Employee Motivation Thrives On Recognition

Good managers remember to recognize employees. Great managers do it every day.

When comedian George Burns received an honorary degree from the University of Hartford at age 92, he said: “I can’t wait to run home and tell my mother about this. She always wanted me to be a doctor.” It’s a funny story, but Burns makes a serious point. Everyone craves recognition, and no one ever outgrows the need for it.

The Family and Work Institute conducted several studies, concluding that the strained business climate of the last few years has bred a “different kind of worker.” Today’s employee is willing to work hard if there is: 1) recognition for achievement, 2) listening by the manager, 3) balance between work and family, and 4) opportunity for training. Interestingly enough, recognition came out as number one.

What can you do to give more recognition–recognition that is sincere, appreciated, and motivating? PUT EMPLOYEE RECOGNITION ON YOUR WEEKLY TO-DO LIST. You probably have a list of all the things you want to accomplish or need to do. Just add “employee recognition” to that list. Write down the name of every person who reports to you, and cross off his/her name after you praise him/her.

LEAVE OCCASIONAL VOICE-MAIL PRAISINGS. Most of us use voice mail to give out assignments or ask questions. Why not leave a message for a job well done? You can even do it from your cell phone on the way home so it doesn’t take any extra time.

WRITE NOTES AT THE END OF THE DAY. Keep a stack of note cards on your desk so you don’t forget to give the recognition. At the end of the day, take two minutes to write thank-you notes to those employees who made a difference that day.

Of course, you’ve got to learn to use the right words with the right tone. You can’t write a note that gives a pat on the back and a kick in the rear end at the same time. You can’t say, “Good report. What took you so long?” Or as Mark Twain once said, “I did not attend his funeral, but I wrote a nice letter saying I approved of it.”

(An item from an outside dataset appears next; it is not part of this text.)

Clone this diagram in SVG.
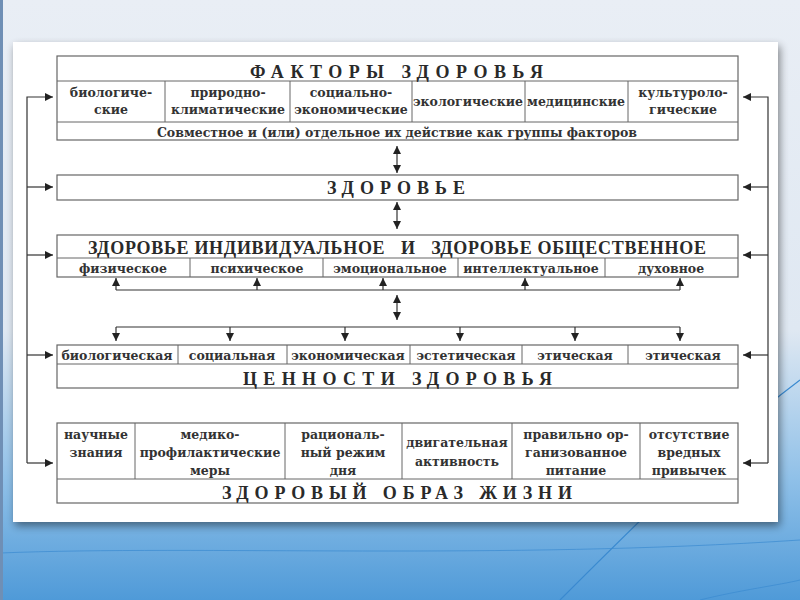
<svg xmlns="http://www.w3.org/2000/svg" width="800" height="600" viewBox="0 0 800 600">
<defs>
<linearGradient id="bg" x1="0" y1="0" x2="0" y2="1">
<stop offset="0" stop-color="#e9eef5"/>
<stop offset="0.55" stop-color="#dfe8f2"/>
<stop offset="0.8" stop-color="#8fc0e8"/>
<stop offset="1" stop-color="#4f9ad8"/>
</linearGradient>
<filter id="sh" x="-5%" y="-5%" width="110%" height="115%">
<feGaussianBlur in="SourceAlpha" stdDeviation="4"/>
<feOffset dx="2" dy="4"/>
<feComponentTransfer><feFuncA type="linear" slope="0.45"/></feComponentTransfer>
<feMerge><feMergeNode/><feMergeNode in="SourceGraphic"/></feMerge>
</filter>
<marker id="ah" viewBox="0 0 10 10" refX="10" refY="5" markerWidth="8" markerHeight="8" markerUnits="userSpaceOnUse" orient="auto-start-reverse">
<path d="M0,0 L10,5 L0,10 z" fill="#222"/>
</marker>
</defs>
<style>
.box{fill:#fff;stroke:#666;stroke-width:1.2}
.ln{stroke:#666;stroke-width:1;fill:none}
.cn{stroke:#333;stroke-width:1.2;fill:none}
text{font-family:"Liberation Serif","Times New Roman",serif;font-weight:bold;fill:#2a2a2a}
.c{font-family:"DejaVu Serif","Liberation Serif",serif;font-size:12.5px;text-anchor:middle;fill:#333}
.t{font-size:18px}
</style>
<rect x="0" y="0" width="800" height="600" fill="url(#bg)"/>
<path d="M560,600 C640,520 720,440 800,380" stroke="#3a8ad0" stroke-width="1.2" fill="none"/>
<path d="M0,553 C200,545 500,560 800,540" stroke="#3a8ad0" stroke-width="1" fill="none" opacity="0.7"/>
<path d="M700,600 C740,590 780,585 800,580" stroke="#3a8ad0" stroke-width="1" fill="none" opacity="0.7"/>
<rect x="0" y="0" width="3" height="600" fill="#6f8fb5"/>
<rect x="13" y="42" width="765" height="480" fill="#fff" filter="url(#sh)"/>

<g id="factors">
<rect class="box" x="57" y="56" width="681" height="84"/>
<line class="ln" x1="57" y1="81" x2="738" y2="81"/>
<line class="ln" x1="57" y1="122" x2="738" y2="122"/>
<line class="ln" x1="165" y1="81" x2="165" y2="122"/>
<line class="ln" x1="290" y1="81" x2="290" y2="122"/>
<line class="ln" x1="412" y1="81" x2="412" y2="122"/>
<line class="ln" x1="525" y1="81" x2="525" y2="122"/>
<line class="ln" x1="628" y1="81" x2="628" y2="122"/>
<text class="t" x="250" y="78" textLength="293" lengthAdjust="spacing">ФАКТОРЫ ЗДОРОВЬЯ</text>
<text class="c" x="111" y="97">биологиче-</text>
<text class="c" x="111" y="114">ские</text>
<text class="c" x="228" y="97">природно-</text>
<text class="c" x="228" y="114">климатические</text>
<text class="c" x="351" y="97">социально-</text>
<text class="c" x="351" y="114">экономические</text>
<text class="c" x="468" y="106">экологические</text>
<text class="c" x="576" y="106">медицинские</text>
<text class="c" x="683" y="97">культуроло-</text>
<text class="c" x="683" y="114">гические</text>
<text class="c" x="397" y="137">Совместное и (или) отдельное их действие как группы факторов</text>
</g>

<g id="health">
<rect class="box" x="57" y="175" width="681" height="25"/>
<text class="t" x="327" y="194" textLength="138" lengthAdjust="spacing">ЗДОРОВЬЕ</text>
</g>

<g id="individual-public">
<rect class="box" x="57" y="235" width="681" height="42"/>
<line class="ln" x1="57" y1="258" x2="738" y2="258"/>
<line class="ln" x1="190" y1="258" x2="190" y2="277"/>
<line class="ln" x1="323" y1="258" x2="323" y2="277"/>
<line class="ln" x1="458" y1="258" x2="458" y2="277"/>
<line class="ln" x1="605" y1="258" x2="605" y2="277"/>
<text class="t" x="88" y="254" textLength="618" lengthAdjust="spacing" xml:space="preserve">ЗДОРОВЬЕ ИНДИВИДУАЛЬНОЕ   И   ЗДОРОВЬЕ ОБЩЕСТВЕННОЕ</text>
<text class="c" x="123" y="273">физическое</text>
<text class="c" x="257" y="273">психическое</text>
<text class="c" x="390" y="273">эмоциональное</text>
<text class="c" x="531" y="273">интеллектуальное</text>
<text class="c" x="671" y="273">духовное</text>
</g>

<g id="values">
<rect class="box" x="57" y="345" width="681" height="43"/>
<line class="ln" x1="57" y1="364" x2="738" y2="364"/>
<line class="ln" x1="178" y1="345" x2="178" y2="364"/>
<line class="ln" x1="287" y1="345" x2="287" y2="364"/>
<line class="ln" x1="410" y1="345" x2="410" y2="364"/>
<line class="ln" x1="522" y1="345" x2="522" y2="364"/>
<line class="ln" x1="628" y1="345" x2="628" y2="364"/>
<text class="c" x="117" y="360">биологическая</text>
<text class="c" x="232" y="360">социальная</text>
<text class="c" x="348" y="360">экономическая</text>
<text class="c" x="466" y="360">эстетическая</text>
<text class="c" x="575" y="360">этическая</text>
<text class="c" x="683" y="360">этическая</text>
<text class="t" x="243" y="385" textLength="309" lengthAdjust="spacing">ЦЕННОСТИ ЗДОРОВЬЯ</text>
</g>

<g id="lifestyle">
<rect class="box" x="57" y="423" width="681" height="80"/>
<line class="ln" x1="57" y1="479" x2="738" y2="479"/>
<line class="ln" x1="135" y1="423" x2="135" y2="479"/>
<line class="ln" x1="285" y1="423" x2="285" y2="479"/>
<line class="ln" x1="402" y1="423" x2="402" y2="479"/>
<line class="ln" x1="512" y1="423" x2="512" y2="479"/>
<line class="ln" x1="640" y1="423" x2="640" y2="479"/>
<text class="c" x="96" y="439">научные</text>
<text class="c" x="96" y="457">знания</text>
<text class="c" x="210" y="439">медико-</text>
<text class="c" x="210" y="457">профилактические</text>
<text class="c" x="210" y="475">меры</text>
<text class="c" x="343" y="439">рациональ-</text>
<text class="c" x="343" y="457">ный режим</text>
<text class="c" x="343" y="475">дня</text>
<text class="c" x="457" y="447">двигательная</text>
<text class="c" x="457" y="466">активность</text>
<text class="c" x="576" y="439">правильно ор-</text>
<text class="c" x="576" y="457">ганизованное</text>
<text class="c" x="576" y="475">питание</text>
<text class="c" x="689" y="439">отсутствие</text>
<text class="c" x="689" y="457">вредных</text>
<text class="c" x="689" y="475">привычек</text>
<text class="t" x="222" y="499" textLength="350" lengthAdjust="spacing">ЗДОРОВЫЙ ОБРАЗ ЖИЗНИ</text>
</g>

<g id="connectors">
<polyline class="cn" points="27,463 27,97 53,97" marker-end="url(#ah)"/>
<line class="cn" x1="27" y1="187" x2="53" y2="187" marker-end="url(#ah)"/>
<line class="cn" x1="27" y1="255" x2="53" y2="255" marker-end="url(#ah)"/>
<line class="cn" x1="27" y1="355" x2="53" y2="355" marker-end="url(#ah)"/>
<line class="cn" x1="27" y1="463" x2="53" y2="463" marker-end="url(#ah)"/>
<polyline class="cn" points="768,463 768,97 743,97" marker-end="url(#ah)"/>
<line class="cn" x1="768" y1="187" x2="743" y2="187" marker-end="url(#ah)"/>
<line class="cn" x1="768" y1="255" x2="743" y2="255" marker-end="url(#ah)"/>
<line class="cn" x1="768" y1="355" x2="743" y2="355" marker-end="url(#ah)"/>
<line class="cn" x1="768" y1="463" x2="743" y2="463" marker-end="url(#ah)"/>
<line class="cn" x1="397" y1="146" x2="397" y2="173" marker-start="url(#ah)" marker-end="url(#ah)"/>
<line class="cn" x1="397" y1="202" x2="397" y2="229" marker-start="url(#ah)" marker-end="url(#ah)"/>
<line class="cn" x1="397" y1="295" x2="397" y2="320" marker-start="url(#ah)" marker-end="url(#ah)"/>
<line class="cn" x1="116" y1="290" x2="680" y2="290"/>
<line class="cn" x1="116" y1="290" x2="116" y2="278" marker-end="url(#ah)"/>
<line class="cn" x1="257" y1="290" x2="257" y2="278" marker-end="url(#ah)"/>
<line class="cn" x1="383" y1="290" x2="383" y2="278" marker-end="url(#ah)"/>
<line class="cn" x1="525" y1="290" x2="525" y2="278" marker-end="url(#ah)"/>
<line class="cn" x1="680" y1="290" x2="680" y2="278" marker-end="url(#ah)"/>
<line class="cn" x1="116" y1="327" x2="680" y2="327"/>
<line class="cn" x1="116" y1="327" x2="116" y2="341" marker-end="url(#ah)"/>
<line class="cn" x1="230" y1="327" x2="230" y2="341" marker-end="url(#ah)"/>
<line class="cn" x1="345" y1="327" x2="345" y2="341" marker-end="url(#ah)"/>
<line class="cn" x1="460" y1="327" x2="460" y2="341" marker-end="url(#ah)"/>
<line class="cn" x1="575" y1="327" x2="575" y2="341" marker-end="url(#ah)"/>
<line class="cn" x1="680" y1="327" x2="680" y2="341" marker-end="url(#ah)"/>
</g>
</svg>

Writing is powerful. I find employees keep notes of recognition almost forever. In fact, some of you reading this may even have school report cards or customer letters of appreciation from years ago. As Lee Iacocca said in his book, Iacocca: An Autobiography, “If you want to give a man credit, put it in writing. If you want to give him hell, do it on the phone.”

One sales manager of a large real estate office in Florida even goes a step farther. Along with her letter of appreciation, she sends a file folder labeled “Success File.” She tells her employees to file her letter in the folder along with other letters that might be received from colleagues, customers, or anyone. She tells her employees to pull out the file and reread it whenever they fail or just don’t feel good about themselves.

You could also USE THE FIVE-COIN APPROACH. At the beginning of the day, put five coins in your left pocket. Each time you praise an employee, transfer a coin to your other pocket. I know, it sounds corny, but it works. It helps you develop the habit of looking for things you can sincerely praise.

Finally, you could LET EVERYONE ENJOY THE RECOGNITION. Sometimes individual employees or intact teams feel uncomfortable being singled out for recognition their coworkers don’t receive. The chemical division at Milliken avoids that problem by giving everyone coffee and donuts when any group achieves a quality milestone. A prominently displayed sign gives the achieving group credit for their accomplishment–AND for making free coffee and donuts available to everyone.

Too many organizations are like Underachievers Anonymous. When you call them, they answer by asking, “Hello, what is the least we can do for you?” To motivate today’s employee, you’ve got to be asking a different question. You’ve got to be asking, “What’s the best I can do for you?”

Action:  Make it your personal challenge to write and send three notes of recognition this week. Be sincere, specific, and brief, and you’ll be taking one more step in the process of being a great manager.